On a bridge, that's where this book starts. From there it grabbed me by my eyeballs and would not let go till the last page. That’s how good it was. I try to steer clear of book flap words to describe things I've read. But I’ll make an exception in this case. This book is riveting.
It’s well written. It’s lyrical without being annoying. Poems just aren’t my thing, knowing that this book is about a boy, a poet really, this book did not alienate me at all. Normally, when I see a stanza here or a stanza there, my eyes glaze over and I lose interest. That did not happen here because it’s also humorous without being too snarky.
It’s a disarmingly straightforward: Jonathan’s brother is dead.

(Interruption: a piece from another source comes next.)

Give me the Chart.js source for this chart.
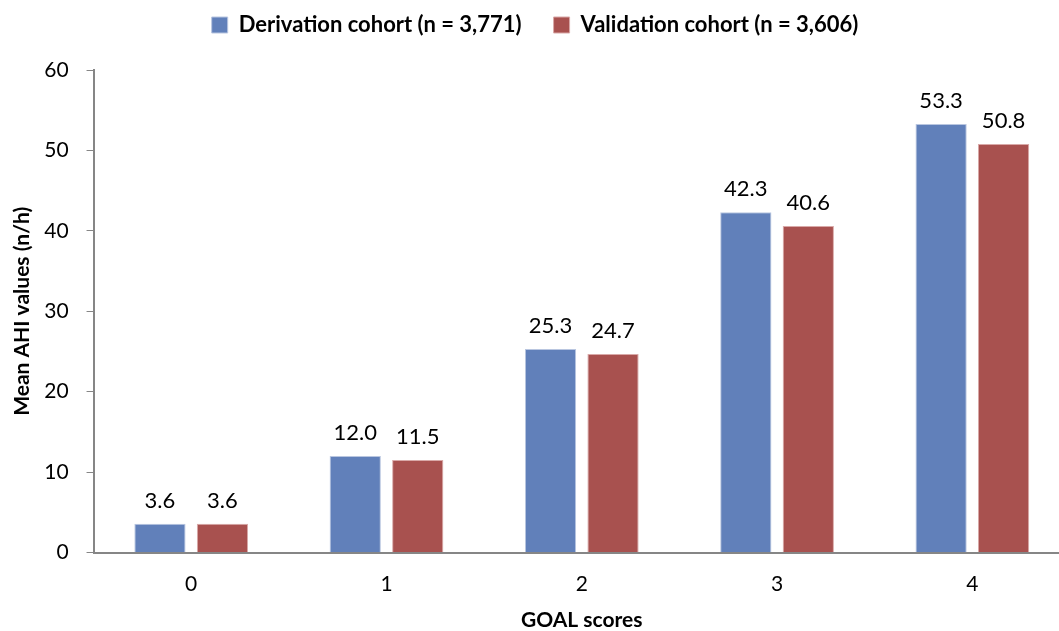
<!DOCTYPE html>
<html>
<head>
<meta charset="utf-8">
<script src="https://cdn.jsdelivr.net/npm/chart.js@4/dist/chart.umd.min.js"></script>
<style>
  html, body { margin: 0; padding: 0; background: #fff; overflow: hidden; }
  #wrap { width: 1070px; height: 631px; }
</style>
</head>
<body>
<div id="wrap"><canvas id="ahiChart"></canvas></div>
<script>
// data
const goalScores = ['0', '1', '2', '3', '4'];
const derivation = [3.6, 12.0, 25.3, 42.3, 53.3];
const validation = [3.6, 11.5, 24.7, 40.6, 50.8];
const yTicks = [0, 10, 20, 30, 40, 50, 60];

const FONT = 'Lato, "Open Sans", sans-serif';

// values written above each bar
const barLabels = {
  id: 'barLabels',
  afterDatasetsDraw(chart) {
    const ctx = chart.ctx;
    ctx.save();
    ctx.font = '22px ' + FONT;
    ctx.fillStyle = '#000';
    ctx.textAlign = 'center';
    ctx.textBaseline = 'alphabetic';
    chart.data.datasets.forEach((ds, i) => {
      chart.getDatasetMeta(i).data.forEach((bar, j) => {
        ctx.fillText(ds.data[j].toFixed(1), bar.x, bar.y - 16);
      });
    });
    ctx.restore();
  }
};

// more room between legend and plot
const legendGap = {
  id: 'legendGap',
  beforeInit(chart) {
    const fit = chart.legend.fit;
    chart.legend.fit = function () {
      fit.bind(chart.legend)();
      this.height = 88;
    };
  }
};

const ctx = document.getElementById('ahiChart').getContext('2d');

new Chart(ctx, {
  type: 'bar',
  data: {
    labels: goalScores,
    datasets: [{
      label: 'Derivation cohort (n = 3,771)',
      data: derivation,
      backgroundColor: '#6180ba',
      borderColor: '#b9c6e0',
      borderWidth: 1,
      barPercentage: 0.82,
      categoryPercentage: 0.64
    }, {
      label: 'Validation cohort (n = 3,606)',
      data: validation,
      backgroundColor: '#a8514f',
      borderColor: '#d9a9a8',
      borderWidth: 1,
      barPercentage: 0.82,
      categoryPercentage: 0.64
    }]
  },
  options: {
    responsive: true,
    maintainAspectRatio: false,
    animation: false,
    layout: { padding: { left: 0, right: 0, top: -18, bottom: -2 } },
    plugins: {
      legend: {
        position: 'top',
        labels: {
          boxWidth: 16,
          boxHeight: 16,
          padding: 32,
          color: '#000',
          font: { family: FONT, size: 22, weight: 'bold' }
        }
      },
      tooltip: { enabled: false }
    },
    scales: {
      x: {
        grid: { display: false },
        border: { color: '#868686', width: 2 },
        ticks: { color: '#000', padding: 11, font: { family: FONT, size: 21 } },
        title: {
          display: true,
          text: 'GOAL scores',
          color: '#000',
          padding: { top: 0, bottom: 0 },
          font: { family: FONT, size: 21, weight: 'bold' }
        }
      },
      y: {
        min: 0,
        max: 60,
        afterBuildTicks: axis => { axis.ticks = yTicks.map(v => ({ value: v })); },
        grid: { drawOnChartArea: false, drawTicks: true, tickLength: 7, color: '#868686' },
        border: { color: '#868686', width: 2 },
        ticks: { color: '#000', padding: 18, font: { family: FONT, size: 21 } },
        title: {
          display: true,
          text: 'Mean AHI values (n/h)',
          color: '#000',
          padding: { top: 10, bottom: -9 },
          font: { family: FONT, size: 21, weight: 'bold' }
        }
      }
    }
  },
  plugins: [barLabels, legendGap]
});
</script>
</body>
</html>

Jonathan’s life is heading nowhere, and that’s despite his being a poet/prodigy. His life is focused on finishing his Tales of Telemachus, his friends, the THICKS, and hopefully finding a girlfriend. Opportunity comes knocking in the form of an blind, old man who would like to hire Jonathan to write his life’s story. So is this another Tuesday’s with Morrie? A little because there's a lot of the old man teaching our boy a thing or two about letting go and forgiving. But honestly, not at all, because this is all about Jonathan … and Telly.
Half of the time you get a picture smacked into your head instead of words and words and words that build a story up. Basically it’s VIVID. Take this for example, “… Looking like the great grunge god Eddie Vedder, of West Seattle and the world. My boxers ride my bellybutton. My Levi’s ride my butt crack.” Reading that, it’s almost as if I were recollecting something I’d seen before.
The way Jonathan spoke was quite engaging too. I wouldn’t agree with half the things he said, but I did get a kick out of the way he’d put it. Consider this, “It’s true, I am hard on my books. You don’t get your money’s worth till you’ve slammed them against the wall a few times. Broken their backs. My books are my family- the more they hurt me, the more I hurt them…” Sacrilege! I would never do those things, but I really loved the way he said it.
But Adios, Nirvana is mostly sad because everything our boy, Jonathan does, wants to do, will do and can do circles back to Telly. But Telly‘s gone... all but from Jonathan’s of memories him.
Jonathan describes his writing thus,
“I prefer chaos because there’s no structure, no logic, to how I write. I write fast. Free. Gut.”
I guess that’s the best way to describe ADIOS, NIRVANA too.